Start Data entries

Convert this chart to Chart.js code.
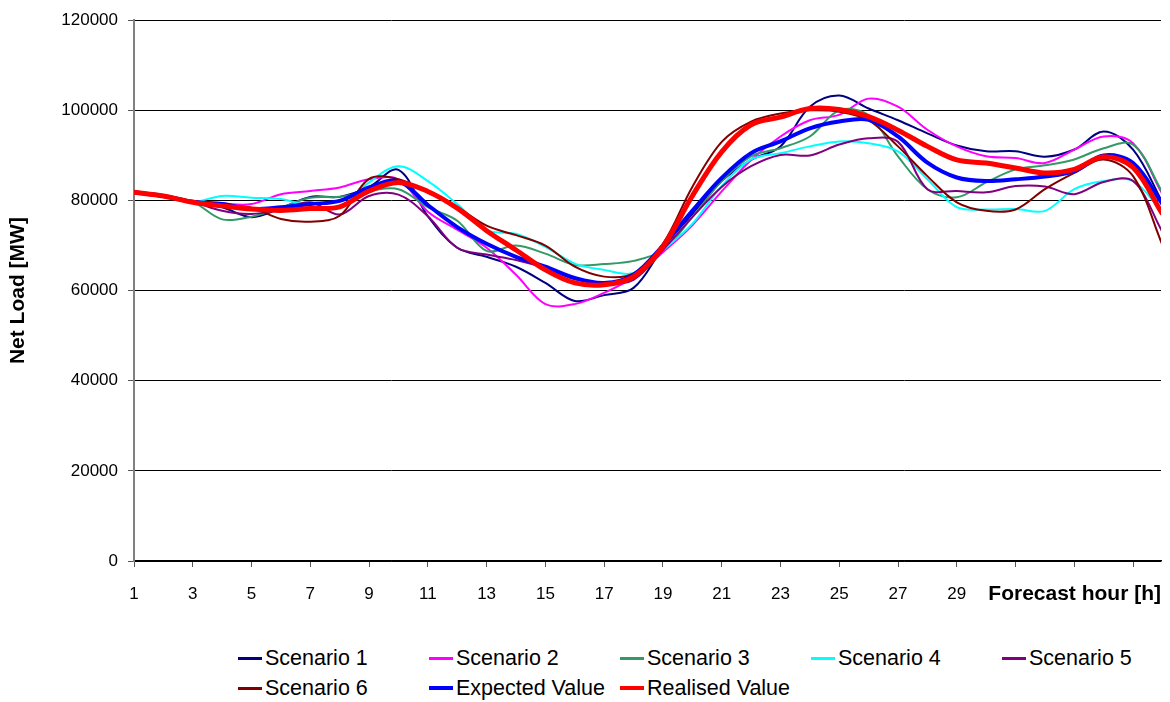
<!DOCTYPE html>
<html>
<head>
<meta charset="utf-8">
<script src="https://cdn.jsdelivr.net/npm/chart.js@4.4.1/dist/chart.umd.min.js"></script>
<style>
  body { margin: 0; background: #fff; width: 1170px; height: 702px; overflow: hidden;
         font-family: "Liberation Sans", Arial, sans-serif; }
  #wrap { position: absolute; left: 0; top: 0; width: 1170px; height: 620px; }
  #legend { position: absolute; left: 238px; top: 643px; display: grid;
            grid-template-columns: repeat(5, 191px); grid-auto-rows: 30px;
            font-size: 21.5px; color: #000; }
  .item { display: flex; align-items: center; white-space: nowrap; }
  .swatch { display: inline-block; width: 24px; margin-right: 3px; }
</style>
</head>
<body>
<div id="wrap"><canvas id="chart" width="1170" height="620"></canvas></div>
<div id="legend"></div>
<script>
// forecast hours
const hours = [1, 2, 3, 4, 5, 6, 7, 8, 9, 10, 11, 12, 13, 14, 15, 16, 17, 18,
               19, 20, 21, 22, 23, 24, 25, 26, 27, 28, 29, 30, 31, 32, 33, 34, 35, 36];
const xTickHours = [1, 3, 5, 7, 9, 11, 13, 15, 17, 19, 21, 23, 25, 27, 29, 31, 33, 35];
const yTicks = [0, 20000, 40000, 60000, 80000, 100000, 120000];

// net load per scenario [MW]
const scenario1 = [81800, 81000, 79700, 78500, 76300, 78300, 80800, 80800, 83000, 86800, 76500, 69500,
                   67500, 65300, 61700, 57700, 59000, 60600, 69500, 77000, 84300, 89000, 92000, 100800,
                   103300, 100400, 97800, 94900, 92200, 90900, 90900, 89700, 91300, 95300, 91300, 79600];
const scenario2 = [81800, 81000, 79700, 79300, 79200, 81400, 82100, 82900, 84700, 84700, 77500, 73500,
                   69500, 63500, 57000, 57000, 59500, 63000, 68500, 74500, 82000, 89000, 94200, 97800,
                   99000, 102600, 100800, 95700, 92000, 89800, 89400, 88300, 91300, 94200, 92700, 81400];
const scenario3 = [81800, 81000, 79700, 75800, 76400, 78400, 80600, 80800, 82100, 82500, 78500, 75500,
                   68800, 70000, 68200, 65700, 65900, 66600, 69000, 76300, 84300, 89800, 91600, 94200,
                   100000, 98900, 89800, 82500, 80700, 84000, 86900, 87800, 89100, 91600, 92400, 81800];
const scenario4 = [81800, 81000, 79700, 81000, 80600, 80300, 78800, 78600, 84000, 87600, 84300, 79200,
                   73400, 72600, 69700, 66000, 64600, 63900, 69000, 74800, 83200, 89100, 90500, 92000,
                   93100, 92700, 90900, 84700, 78500, 78000, 78100, 77700, 82500, 84300, 84300, 77400];
const scenario5 = [81800, 81000, 79700, 77700, 77000, 78100, 79600, 76900, 81000, 81300, 76500, 69500,
                   68000, 66800, 65000, 62500, 61600, 62400, 69000, 76300, 83000, 87600, 90100, 90000,
                   92400, 93800, 93000, 82500, 82100, 81800, 83200, 83100, 81400, 84100, 84300, 73000];
const scenario6 = [81800, 81000, 79700, 78800, 78400, 75900, 75300, 76600, 84800, 84700, 81800, 78500,
                   74400, 72300, 70000, 65300, 63100, 63800, 70400, 83000, 93000, 97500, 99300, 100000,
                   99700, 97800, 92000, 85400, 79600, 77700, 78000, 82500, 86100, 89100, 85400, 70100];
const expectedValue = [81800, 81000, 79700, 79200, 78100, 78500, 79200, 79900, 82900, 84300, 79000, 74100,
                       70400, 67500, 65300, 62800, 61700, 63500, 70000, 77700, 85000, 90500, 93100, 96000,
                       97500, 97900, 94200, 88400, 85100, 84300, 84700, 85300, 86500, 90000, 88300, 79200];
const realisedValue = [81800, 81000, 79600, 78800, 78100, 77800, 78200, 78600, 82100, 84000, 82000, 78300,
                       73300, 69000, 64600, 61700, 61300, 63100, 69800, 81000, 90800, 96800, 98500, 100400,
                       100200, 98600, 95600, 92000, 89000, 88300, 87200, 86100, 86900, 89700, 87300, 77000];

const seriesNames = ['Scenario 1', 'Scenario 2', 'Scenario 3', 'Scenario 4', 'Scenario 5',
                     'Scenario 6', 'Expected Value', 'Realised Value'];
const seriesValues = [scenario1, scenario2, scenario3, scenario4, scenario5,
                      scenario6, expectedValue, realisedValue];
const seriesColors = ['#000080', '#FF00FF', '#339966', '#00FFFF', '#800080',
                      '#800000', '#0000FF', '#FF0000'];
const seriesWidths = [2, 2, 2, 2, 2, 2, 4, 5];

const yTitle = 'Net Load [MW]';
const xTitle = 'Forecast hour [h]';
const FONT = '"Liberation Sans", Arial, sans-serif';

const datasets = seriesNames.map((name, i) => ({
    label: name,
    data: seriesValues[i],
    borderColor: seriesColors[i],
    backgroundColor: seriesColors[i],
    borderWidth: seriesWidths[i],
    pointRadius: 0,
    tension: 0.35,
    borderJoinStyle: 'round',
    fill: false,
    order: seriesNames.length - i // last series on top
}));

// titulo del eje x en la misma fila que las etiquetas
const xTitlePlugin = {
    id: 'xTitleInline',
    afterDraw(chart) {
        const sc = chart.scales.x;
        const ctx = chart.ctx;
        ctx.save();
        ctx.font = 'bold 21px ' + FONT;
        ctx.fillStyle = '#000';
        ctx.textAlign = 'right';
        ctx.textBaseline = 'middle';
        ctx.fillText(xTitle, sc.right, sc.top + 33);
        ctx.restore();
    }
};

new Chart(document.getElementById('chart'), {
    type: 'line',
    data: { labels: hours, datasets: datasets },
    options: {
        responsive: false,
        animation: false,
        layout: { padding: { top: 14, right: 9, left: 0, bottom: 0 } },
        plugins: { legend: { display: false }, tooltip: { enabled: false } },
        scales: {
            x: {
                type: 'linear',
                min: 1,
                max: 35.95,
                afterBuildTicks: s => { s.ticks = xTickHours.map(v => ({ value: v })); },
                afterFit: s => { s.height = 59; },
                ticks: {
                    autoSkip: false,
                    maxRotation: 0,
                    padding: 17,
                    color: '#000',
                    font: { family: FONT, size: 17 },
                    callback: v => (v <= 29 ? String(v) : '')
                },
                grid: { drawOnChartArea: false, drawTicks: true, tickLength: 6, tickColor: '#555' },
                border: { color: '#000', width: 1.5 }
            },
            y: {
                min: 0,
                max: 120000,
                afterBuildTicks: s => { s.ticks = yTicks.map(v => ({ value: v })); },
                afterFit: s => { s.width = 134; },
                ticks: {
                    padding: 10,
                    color: '#000',
                    font: { family: FONT, size: 17 },
                    callback: v => String(v)
                },
                grid: { color: '#000', lineWidth: 1, tickLength: 6, tickColor: '#555' },
                border: { color: '#808080', width: 2 },
                title: {
                    display: true,
                    text: yTitle,
                    color: '#000',
                    font: { family: FONT, size: 21, weight: 'bold' },
                    padding: { top: 6, bottom: 0 }
                }
            }
        }
    },
    plugins: [xTitlePlugin]
});

// leyenda en dos filas, columnas fijas
const legend = document.getElementById('legend');
seriesNames.forEach((name, i) => {
    const item = document.createElement('div');
    item.className = 'item';
    const sw = document.createElement('span');
    sw.className = 'swatch';
    sw.style.height = (seriesWidths[i] > 2 ? 4 : 3) + 'px';
    sw.style.background = seriesColors[i];
    item.appendChild(sw);
    item.appendChild(document.createTextNode(name));
    legend.appendChild(item);
});
</script>
</body>
</html>
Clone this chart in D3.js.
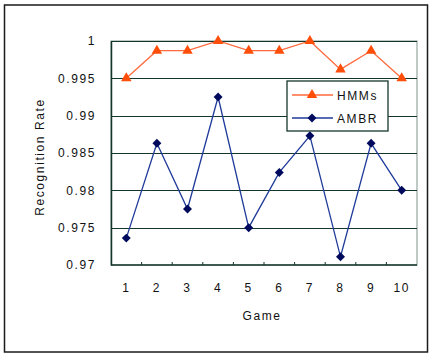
<!DOCTYPE html>
<html>
<head>
<meta charset="utf-8">
<script src="https://cdn.jsdelivr.net/npm/d3@7"></script>
<style>
  html, body { margin: 0; padding: 0; background: #fff; }
  svg text { font-family: "Liberation Sans", Arial, sans-serif; font-size: 12px; letter-spacing: 1.6px; fill: #111; }
</style>
</head>
<body>
<svg id="chart" width="430" height="354"></svg>
<script>
// Game numbers on the x axis
const games = ["1", "2", "3", "4", "5", "6", "7", "8", "9", "10"];
// Recognition rate per game
const hmms = [0.995, 0.9987, 0.9987, 1.0, 0.9987, 0.9987, 1.0, 0.9962, 0.9987, 0.995];
const ambr = [0.9736, 0.9863, 0.9775, 0.9925, 0.9750, 0.9824, 0.9873, 0.9711, 0.9863, 0.9800];
// Y tick values
const yTicks = [0.97, 0.975, 0.98, 0.985, 0.99, 0.995, 1];
const yTickLabels = ["0.97", "0.975", "0.98", "0.985", "0.99", "0.995", "1"];

const svg = d3.select("#chart");
const plot = { left: 111, top: 41, right: 417, bottom: 265 };

// outer frame
svg.append("rect").attr("x", 4.5).attr("y", 5).attr("width", 423).attr("height", 347)
  .attr("fill", "#fff").attr("stroke", "#1a1a1a").attr("stroke-width", 1.5);

const x = d3.scaleBand().domain(games).range([plot.left, plot.right]);
const y = d3.scaleLinear().domain([0.97, 1]).range([plot.bottom, plot.top]);

// plot area
svg.append("rect").attr("x", plot.left).attr("y", plot.top)
  .attr("width", plot.right - plot.left).attr("height", plot.bottom - plot.top)
  .attr("fill", "#fff").attr("stroke", "#7f958a").attr("stroke-width", 1);

// horizontal gridlines
svg.append("g").selectAll("line").data(yTicks.slice(1)).join("line")
  .attr("x1", plot.left).attr("x2", plot.right)
  .attr("y1", d => Math.round(y(d)) + 0.5).attr("y2", d => Math.round(y(d)) + 0.5)
  .attr("stroke", "#14362a").attr("stroke-width", 1.2);

// y axis
const yAxis = d3.axisLeft(y).tickValues(yTicks)
  .tickFormat((d, i) => yTickLabels[i]).tickSize(0).tickPadding(15);
const gy = svg.append("g").attr("transform", `translate(${plot.left},0)`).call(yAxis);
gy.select(".domain").attr("stroke", "#14362a").attr("stroke-width", 1.5);
gy.selectAll("text").attr("font-size", 12).attr("fill", "#111")
  .attr("font-family", "Liberation Sans, Arial, sans-serif");

// x axis with inner ticks at category boundaries
const gx = svg.append("g").attr("transform", `translate(0,${plot.bottom})`);
gx.append("line").attr("x1", plot.left).attr("x2", plot.right)
  .attr("y1", 0).attr("y2", 0).attr("stroke", "#14362a").attr("stroke-width", 1.5);
gx.selectAll("line.tick").data(games.slice(1)).join("line").attr("class", "tick")
  .attr("x1", d => x(d)).attr("x2", d => x(d)).attr("y1", 0).attr("y2", -3)
  .attr("stroke", "#14362a").attr("stroke-width", 1);
gx.selectAll("text").data(games).join("text")
  .attr("x", d => x(d) + x.bandwidth() / 2).attr("y", 27)
  .attr("text-anchor", "middle").text(d => d);

// axis titles
svg.append("text").attr("x", 262).attr("y", 320).attr("text-anchor", "middle").text("Game");
svg.append("text").attr("transform", "translate(44,157) rotate(-90)")
  .attr("text-anchor", "middle").text("Recognition Rate");

const cx = d => x(d) + x.bandwidth() / 2;
const line = d3.line().x((d, i) => cx(games[i])).y(d => y(d));

const tri = d3.symbol().type(d3.symbolTriangle).size(48);
const sq = d3.symbol().type(d3.symbolSquare).size(40);

// HMMs series
svg.append("path").datum(hmms).attr("d", line)
  .attr("fill", "none").attr("stroke", "#ff6a3d").attr("stroke-width", 1.3);
svg.append("g").selectAll("path").data(hmms).join("path")
  .attr("d", tri).attr("fill", "#ff4d0a")
  .attr("transform", (d, i) => `translate(${cx(games[i])},${y(d)})`);

// AMBR series (diamonds = squares turned 45°)
svg.append("path").datum(ambr).attr("d", line)
  .attr("fill", "none").attr("stroke", "#1f3a99").attr("stroke-width", 1.3);
svg.append("g").selectAll("path").data(ambr).join("path")
  .attr("d", sq).attr("fill", "#000a5c")
  .attr("transform", (d, i) => `translate(${cx(games[i])},${y(d)}) rotate(45)`);

// legend
const lg = svg.append("g");
lg.append("rect").attr("x", 287).attr("y", 81).attr("width", 101).attr("height", 50)
  .attr("fill", "#fff").attr("stroke", "#14362a").attr("stroke-width", 1.3);
const items = [
  { name: "HMMs", color: "#ff6a3d", mark: "#ff4d0a", sym: tri, rot: 0, yy: 95 },
  { name: "AMBR", color: "#1f3a99", mark: "#000a5c", sym: sq, rot: 45, yy: 118 }
];
items.forEach(it => {
  lg.append("line").attr("x1", 292).attr("x2", 333).attr("y1", it.yy).attr("y2", it.yy)
    .attr("stroke", it.color).attr("stroke-width", 1.3);
  lg.append("path").attr("d", it.sym).attr("fill", it.mark)
    .attr("transform", `translate(312,${it.yy}) rotate(${it.rot})`);
  lg.append("text").attr("x", 337).attr("y", it.yy + 4.5).text(it.name);
});
</script>
</body>
</html>
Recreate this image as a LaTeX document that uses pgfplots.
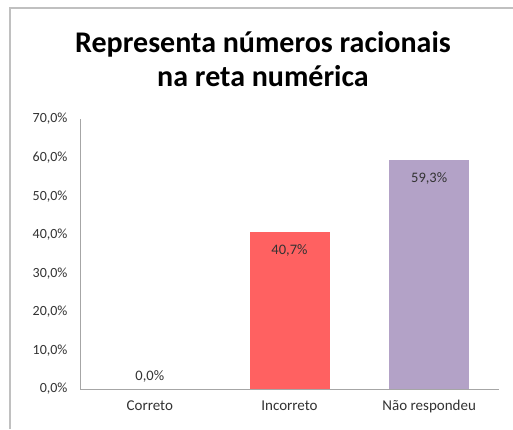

End Data entries

Your instructions — In the entries above, find every line holding the word "this" and copy it out.

Written solution —
Convert this chart to Chart.js code.
Clone this chart in D3.js.
Recreate this image as a LaTeX document that uses pgfplots.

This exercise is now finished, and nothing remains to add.